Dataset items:

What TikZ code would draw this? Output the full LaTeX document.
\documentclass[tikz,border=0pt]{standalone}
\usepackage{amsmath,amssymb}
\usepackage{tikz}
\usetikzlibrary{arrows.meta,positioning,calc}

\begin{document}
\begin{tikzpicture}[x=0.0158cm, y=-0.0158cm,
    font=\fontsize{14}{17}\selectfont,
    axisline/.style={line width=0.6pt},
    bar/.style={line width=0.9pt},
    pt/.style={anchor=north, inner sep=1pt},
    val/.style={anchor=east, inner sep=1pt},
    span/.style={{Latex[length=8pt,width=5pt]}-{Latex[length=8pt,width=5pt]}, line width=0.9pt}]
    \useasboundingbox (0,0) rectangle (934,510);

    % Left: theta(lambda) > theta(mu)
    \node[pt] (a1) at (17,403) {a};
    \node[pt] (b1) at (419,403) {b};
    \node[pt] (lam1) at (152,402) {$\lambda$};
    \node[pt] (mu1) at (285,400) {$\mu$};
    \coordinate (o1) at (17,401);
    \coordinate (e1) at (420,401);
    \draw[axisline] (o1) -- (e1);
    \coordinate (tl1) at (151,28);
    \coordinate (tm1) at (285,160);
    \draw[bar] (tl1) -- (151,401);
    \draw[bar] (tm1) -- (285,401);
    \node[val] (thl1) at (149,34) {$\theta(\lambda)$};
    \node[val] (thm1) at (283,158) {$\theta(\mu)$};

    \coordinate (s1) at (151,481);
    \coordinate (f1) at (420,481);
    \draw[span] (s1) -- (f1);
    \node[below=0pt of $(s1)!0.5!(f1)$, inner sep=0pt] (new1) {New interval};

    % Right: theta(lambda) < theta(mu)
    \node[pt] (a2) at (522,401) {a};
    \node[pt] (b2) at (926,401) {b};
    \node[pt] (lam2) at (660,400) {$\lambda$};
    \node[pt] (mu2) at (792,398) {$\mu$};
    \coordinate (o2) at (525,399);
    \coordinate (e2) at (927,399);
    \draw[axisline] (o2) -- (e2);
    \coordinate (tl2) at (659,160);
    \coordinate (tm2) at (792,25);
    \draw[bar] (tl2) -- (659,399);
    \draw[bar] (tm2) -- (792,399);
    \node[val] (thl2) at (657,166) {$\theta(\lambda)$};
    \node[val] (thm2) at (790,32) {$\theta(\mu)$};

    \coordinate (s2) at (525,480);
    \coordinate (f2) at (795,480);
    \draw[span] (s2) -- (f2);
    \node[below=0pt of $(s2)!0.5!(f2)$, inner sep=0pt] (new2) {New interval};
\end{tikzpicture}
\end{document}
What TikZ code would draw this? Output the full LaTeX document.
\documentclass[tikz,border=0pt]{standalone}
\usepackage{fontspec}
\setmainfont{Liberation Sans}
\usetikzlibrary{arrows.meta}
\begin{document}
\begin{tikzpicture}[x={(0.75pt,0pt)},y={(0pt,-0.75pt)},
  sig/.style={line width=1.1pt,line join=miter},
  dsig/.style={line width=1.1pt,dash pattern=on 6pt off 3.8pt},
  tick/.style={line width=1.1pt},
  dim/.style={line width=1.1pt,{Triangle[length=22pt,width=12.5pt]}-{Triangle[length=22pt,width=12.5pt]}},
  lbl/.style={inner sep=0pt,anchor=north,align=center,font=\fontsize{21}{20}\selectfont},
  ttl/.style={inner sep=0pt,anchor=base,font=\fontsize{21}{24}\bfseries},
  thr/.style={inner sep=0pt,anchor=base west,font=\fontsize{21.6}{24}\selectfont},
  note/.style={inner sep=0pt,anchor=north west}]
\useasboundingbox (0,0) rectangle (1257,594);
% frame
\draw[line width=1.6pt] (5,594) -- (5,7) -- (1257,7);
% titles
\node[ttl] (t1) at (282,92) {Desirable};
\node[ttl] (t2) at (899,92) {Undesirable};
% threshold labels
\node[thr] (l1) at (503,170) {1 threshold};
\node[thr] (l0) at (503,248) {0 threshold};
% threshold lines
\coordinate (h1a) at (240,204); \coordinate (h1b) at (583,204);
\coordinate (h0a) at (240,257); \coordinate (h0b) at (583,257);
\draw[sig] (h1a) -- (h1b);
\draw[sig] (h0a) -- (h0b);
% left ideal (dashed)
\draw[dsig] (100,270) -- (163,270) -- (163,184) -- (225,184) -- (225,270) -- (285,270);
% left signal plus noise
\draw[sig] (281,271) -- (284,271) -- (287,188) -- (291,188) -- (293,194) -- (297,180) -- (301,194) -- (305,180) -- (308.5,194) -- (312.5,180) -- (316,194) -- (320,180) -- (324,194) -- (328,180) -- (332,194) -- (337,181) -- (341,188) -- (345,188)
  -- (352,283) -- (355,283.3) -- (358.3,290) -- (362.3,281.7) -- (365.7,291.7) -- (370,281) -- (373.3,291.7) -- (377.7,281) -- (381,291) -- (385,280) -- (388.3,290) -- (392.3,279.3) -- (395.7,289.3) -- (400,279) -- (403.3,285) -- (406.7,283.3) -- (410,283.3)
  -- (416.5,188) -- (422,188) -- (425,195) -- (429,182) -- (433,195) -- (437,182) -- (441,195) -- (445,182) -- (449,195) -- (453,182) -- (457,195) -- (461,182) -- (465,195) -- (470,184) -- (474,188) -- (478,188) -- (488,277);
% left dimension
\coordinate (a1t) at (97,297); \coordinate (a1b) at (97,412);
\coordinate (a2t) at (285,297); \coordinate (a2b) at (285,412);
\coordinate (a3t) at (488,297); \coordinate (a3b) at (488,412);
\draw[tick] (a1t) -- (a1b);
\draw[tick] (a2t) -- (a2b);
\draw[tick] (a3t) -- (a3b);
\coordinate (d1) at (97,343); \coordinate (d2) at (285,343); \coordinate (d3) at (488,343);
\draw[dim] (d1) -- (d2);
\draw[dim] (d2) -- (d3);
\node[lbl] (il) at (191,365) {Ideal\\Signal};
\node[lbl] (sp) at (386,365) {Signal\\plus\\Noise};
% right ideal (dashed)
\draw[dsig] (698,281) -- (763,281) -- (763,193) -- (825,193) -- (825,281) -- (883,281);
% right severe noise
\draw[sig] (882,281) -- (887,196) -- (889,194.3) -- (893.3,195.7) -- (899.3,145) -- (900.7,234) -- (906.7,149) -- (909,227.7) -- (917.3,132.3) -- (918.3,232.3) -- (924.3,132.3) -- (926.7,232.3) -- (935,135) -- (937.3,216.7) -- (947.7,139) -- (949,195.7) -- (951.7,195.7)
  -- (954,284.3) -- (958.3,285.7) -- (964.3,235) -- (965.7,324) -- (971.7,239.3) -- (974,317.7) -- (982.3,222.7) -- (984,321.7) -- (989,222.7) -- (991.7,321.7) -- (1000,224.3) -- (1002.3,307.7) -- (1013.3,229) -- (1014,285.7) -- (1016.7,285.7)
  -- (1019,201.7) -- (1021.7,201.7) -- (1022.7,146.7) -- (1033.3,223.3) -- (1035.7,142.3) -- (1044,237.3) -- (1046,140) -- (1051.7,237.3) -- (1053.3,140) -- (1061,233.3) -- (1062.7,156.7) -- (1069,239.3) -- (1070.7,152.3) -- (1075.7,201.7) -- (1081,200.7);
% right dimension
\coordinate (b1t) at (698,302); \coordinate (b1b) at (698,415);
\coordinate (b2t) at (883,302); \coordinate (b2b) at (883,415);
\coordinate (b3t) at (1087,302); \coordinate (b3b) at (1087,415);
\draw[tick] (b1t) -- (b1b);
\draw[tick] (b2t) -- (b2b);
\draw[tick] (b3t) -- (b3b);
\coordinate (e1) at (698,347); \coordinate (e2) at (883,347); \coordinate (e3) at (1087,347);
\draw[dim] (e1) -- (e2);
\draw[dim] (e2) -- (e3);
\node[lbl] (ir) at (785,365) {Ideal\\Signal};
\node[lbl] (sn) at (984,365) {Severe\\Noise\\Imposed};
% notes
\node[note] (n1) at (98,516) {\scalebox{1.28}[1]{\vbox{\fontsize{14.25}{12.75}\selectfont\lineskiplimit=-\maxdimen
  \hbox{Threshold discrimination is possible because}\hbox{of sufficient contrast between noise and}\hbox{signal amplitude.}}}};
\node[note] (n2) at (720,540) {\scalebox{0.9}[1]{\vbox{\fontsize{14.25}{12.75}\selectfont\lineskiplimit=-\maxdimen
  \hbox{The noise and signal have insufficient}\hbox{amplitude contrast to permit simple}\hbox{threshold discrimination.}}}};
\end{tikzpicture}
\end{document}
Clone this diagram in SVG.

■ **OBJECTIVE**:
Quote every line of the records above, from the first down to the one holding "of $(s1)!0.5!(f1)$, inner", exactly as written.

■ **THE ANSWER**:
What TikZ code would draw this? Output the full LaTeX document.
\documentclass[tikz,border=0pt]{standalone}
\usepackage{amsmath,amssymb}
\usepackage{tikz}
\usetikzlibrary{arrows.meta,positioning,calc}

\begin{document}
\begin{tikzpicture}[x=0.0158cm, y=-0.0158cm,
    font=\fontsize{14}{17}\selectfont,
    axisline/.style={line width=0.6pt},
    bar/.style={line width=0.9pt},
    pt/.style={anchor=north, inner sep=1pt},
    val/.style={anchor=east, inner sep=1pt},
    span/.style={{Latex[length=8pt,width=5pt]}-{Latex[length=8pt,width=5pt]}, line width=0.9pt}]
    \useasboundingbox (0,0) rectangle (934,510);

    % Left: theta(lambda) > theta(mu)
    \node[pt] (a1) at (17,403) {a};
    \node[pt] (b1) at (419,403) {b};
    \node[pt] (lam1) at (152,402) {$\lambda$};
    \node[pt] (mu1) at (285,400) {$\mu$};
    \coordinate (o1) at (17,401);
    \coordinate (e1) at (420,401);
    \draw[axisline] (o1) -- (e1);
    \coordinate (tl1) at (151,28);
    \coordinate (tm1) at (285,160);
    \draw[bar] (tl1) -- (151,401);
    \draw[bar] (tm1) -- (285,401);
    \node[val] (thl1) at (149,34) {$\theta(\lambda)$};
    \node[val] (thm1) at (283,158) {$\theta(\mu)$};

    \coordinate (s1) at (151,481);
    \coordinate (f1) at (420,481);
    \draw[span] (s1) -- (f1);
    \node[below=0pt of $(s1)!0.5!(f1)$, inner sep=0pt] (new1) {New interval};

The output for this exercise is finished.